An encounter with Grace Paley’s short stories can feel less like an act of reading and more like an act of close listening. Her characters seem propelled forward not by linear plot, but by the cadence of their own voices, by a shift in the rhythm of their inner thoughts, by the musicality of dialogue within New York neighborhoods. Her work teems with many voices and many languages. Paley, born in the Bronx in 1922 to Ukrainian Jewish immigrants, noted in a Paris Review interview, “I’ve been surrounded by music for most of my life. Always classical. But I think the most powerful sounds are those voices, those childhood voices. The tune of those voices. Other languages, Russian and Yiddish, coming up smack against the English.”
Paley died in 2007, and the claim that her voice lives on through the voices she channeled in her poetry and prose seems almost to go without saying. Less obvious, perhaps, is the way the emphasis on voice in her fiction also translated so seamlessly to her work as an educator. Paley, a co-founder of the Teachers & Writers Collaborative and the author of the manifesto written at T&W’s creation, sought to ensure that children learned to make their own voices heard as well as to listen—or to learn to want to listen—to the voices of others. At a symposium in 1996 on Educating the Imagination, she explained how this aim made its way into T&W’s mission. “Our idea,” Paley said, ”was that children—by writing, by putting down words, by reading, by beginning to love literature, by the inventiveness of listening to one another—could begin to understand the world better and to make a better world for themselves. That always seemed to me such a natural idea that I’ve never understood why it took so much aggressiveness and so much time to get it started!”

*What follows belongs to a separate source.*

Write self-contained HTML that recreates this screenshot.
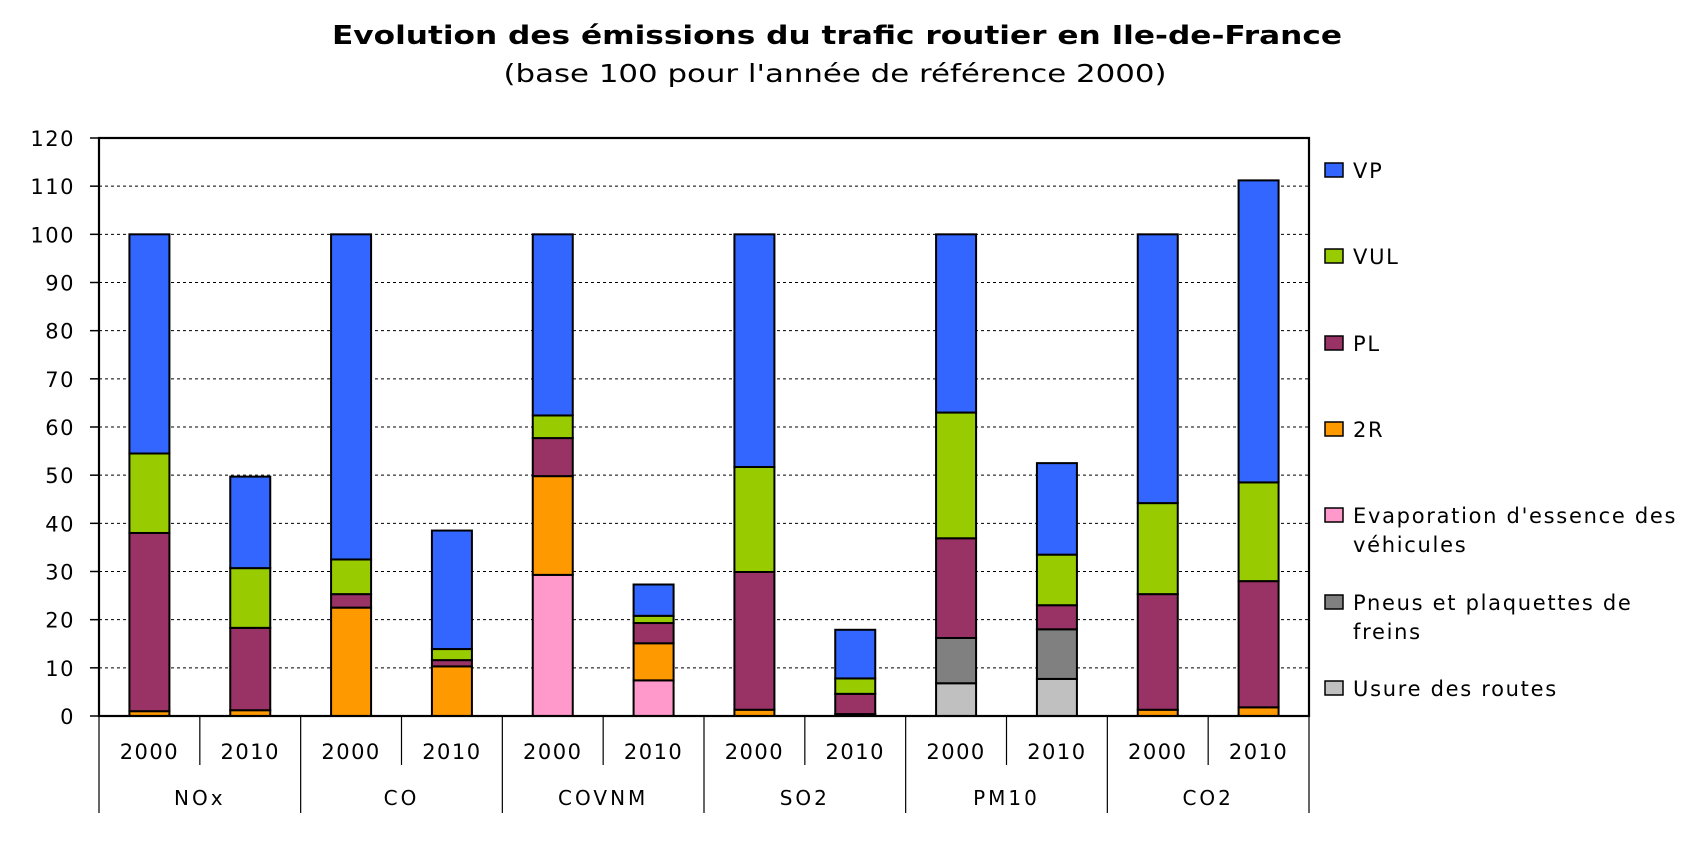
<!DOCTYPE html>
<html><head><meta charset="utf-8"><style>
html,body{margin:0;padding:0;background:#fff;}
svg{display:block;font-family:"DejaVu Sans","Liberation Sans",sans-serif;}
</style></head><body>
<svg id="chart" width="1705" height="844" viewBox="0 0 1705 844" xmlns="http://www.w3.org/2000/svg">
<text x="837" y="44" text-anchor="middle" font-size="26" font-weight="bold" textLength="1010" lengthAdjust="spacingAndGlyphs">Evolution des émissions du trafic routier en Ile-de-France</text>
<text x="835" y="82" text-anchor="middle" font-size="25" textLength="663" lengthAdjust="spacingAndGlyphs">(base 100 pour l'année de référence 2000)</text>
<g id="grid"></g><g id="bars"></g><g id="axes"></g><g id="legend"></g>
</svg>
<script>
const pollutants = ["NOx","CO","COVNM","SO2","PM10","CO2"];
const years = ["2000","2010"];
const seriesNames = ["Usure des routes","Pneus et plaquettes de freins","Evaporation d'essence des véhicules","2R","PL","VUL","VP"];
const seriesColors = ["#C0C0C0","#808080","#FF99CC","#FF9900","#993366","#99CC00","#3366FF"];
// segment values per bar (bottom->top order: usure, pneus, evap, 2R, PL, VUL, VP)
const usure = [0,0, 0,0, 0,0, 0,0, 6.8,7.7, 0,0];
const pneus = [0,0, 0,0, 0,0, 0,0, 9.4,10.3, 0,0];
const evap  = [0,0, 0,0, 29.3,7.4, 0,0, 0,0, 0,0];
const deuxR = [1,1.2, 22.5,10.3, 20.5,7.7, 1.3,0.4, 0,0, 1.3,1.8];
const pl    = [37,17.1, 2.8,1.3, 7.9,4.2, 28.6,4.2, 20.7,5, 24,26.2];
const vul   = [16.5,12.4, 7.2,2.3, 4.7,1.5, 21.8,3.2, 26.1,10.5, 18.9,20.5];
const vp    = [45.5,19, 67.5,24.6, 37.6,6.5, 48.3,10.1, 37,19, 55.8,62.7];
const yTicks = [0,10,20,30,40,50,60,70,80,90,100,110,120];

const NS="http://www.w3.org/2000/svg";
const L=99,R=1309,T=138,B=716,YMAX=120;
const slot=(R-L)/12, barW=40;
const y=v=>B-(v/YMAX)*(B-T);
const xc=i=>L+slot*(i+0.5);
function mk(tag,attrs,parent,text){const e=document.createElementNS(NS,tag);for(const k in attrs)e.setAttribute(k,attrs[k]);if(text!==undefined)e.textContent=text;parent.appendChild(e);return e;}
const grid=document.getElementById('grid'),bars=document.getElementById('bars'),axes=document.getElementById('axes'),leg=document.getElementById('legend');
yTicks.forEach(t=>{
  if(t>0&&t<YMAX){const g=mk('line',{x1:L,x2:R,y1:y(t),y2:y(t),stroke:'#000','stroke-width':1,'stroke-dasharray':'3,3'},grid);
  
  }
  const tk=mk('line',{x1:L-9,x2:L,y1:y(t),y2:y(t),stroke:'#000','stroke-width':1.5},axes);
  
  
  const lb=mk('text',{x:75,y:y(t)+8,'text-anchor':'end','font-size':21,'letter-spacing':'1.5'},axes,String(t));
  
  
});
const series=[usure,pneus,evap,deuxR,pl,vul,vp];
for(let i=0;i<12;i++){
  let base=0;
  series.forEach((s,k)=>{
    const v=s[i]; if(v<=0)return;
    const r=mk('rect',{x:xc(i)-barW/2,y:y(base+v),width:barW,height:y(base)-y(base+v),fill:seriesColors[k],stroke:'#000','stroke-width':2},bars);
    
    
    base+=v;
  });
}
const frame=mk('rect',{x:L,y:T,width:R-L,height:B-T,fill:'none',stroke:'#000','stroke-width':2.2},axes);


for(let i=0;i<=12;i++){
  const x=L+slot*i;
  const ln=mk('line',{x1:x,x2:x,y1:B,y2:(i%2===0)?813:765,stroke:'#000','stroke-width':1.2},axes);
  
  
  if(i<12){
    const yl=mk('text',{x:xc(i),y:759,'text-anchor':'middle','font-size':21,'letter-spacing':'1.5'},axes,years[i%2]);
    
    
  }
}
pollutants.forEach((p,j)=>{
  const t=mk('text',{x:L+slot*(2*j+1),y:805,'text-anchor':'middle','font-size':20,'letter-spacing':'3'},axes,p);
  
  
});
const legItems=[[6,["VP"],170],[5,["VUL"],256],[4,["PL"],343],[3,["2R"],429],[2,["Evaporation d'essence des","véhicules"],515],[1,["Pneus et plaquettes de","freins"],602],[0,["Usure des routes"],688]];
legItems.forEach(([k,lines,cy])=>{
  const sw=mk('rect',{x:1325,y:cy-7,width:18,height:14,fill:seriesColors[k],stroke:'#000','stroke-width':1.5},leg);
  
  
  lines.forEach((ln,n)=>{
    const t=mk('text',{x:1353,y:cy+8+n*29,'font-size':21,'letter-spacing':'1.7'},leg,ln);
    
    
  });
});
</script>
</body></html>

Inventing and re-imagining the world in language, then, was linked in Paley’s mind with an ability to effect change. This link manifests not just in her fiction and her efforts in education, but in the political activism for which she was also known. Paley, put in prison several times for her protests against the Vietnam War, wrote and spoke out against social inequalities, nuclear proliferation, and warfare throughout her life. She sometimes suggested that the volume of her literary output was so slight because activism drew her attention elsewhere.
But her short stories, while not polemical, do not seem completely divided from her efforts to make change in the world. Often they connect or parallel the creation of fiction with the creation of a more just society. In “A Conversation with My Father,” the narrator struggles to tell a tale her sick father will admire, a story with “a plot, the absolute line between two points which I’ve always despised. Not for literary reasons, but because it takes all hope away.”
In the end, the narrator, Faith, can’t tell that story, even if it’s the one her father wants to hear. Faith can’t shake the belief that infused Paley’s writing, her activism, and her teaching. “Everyone,” Faith tells us, “real or invented, deserves the open destiny of life.”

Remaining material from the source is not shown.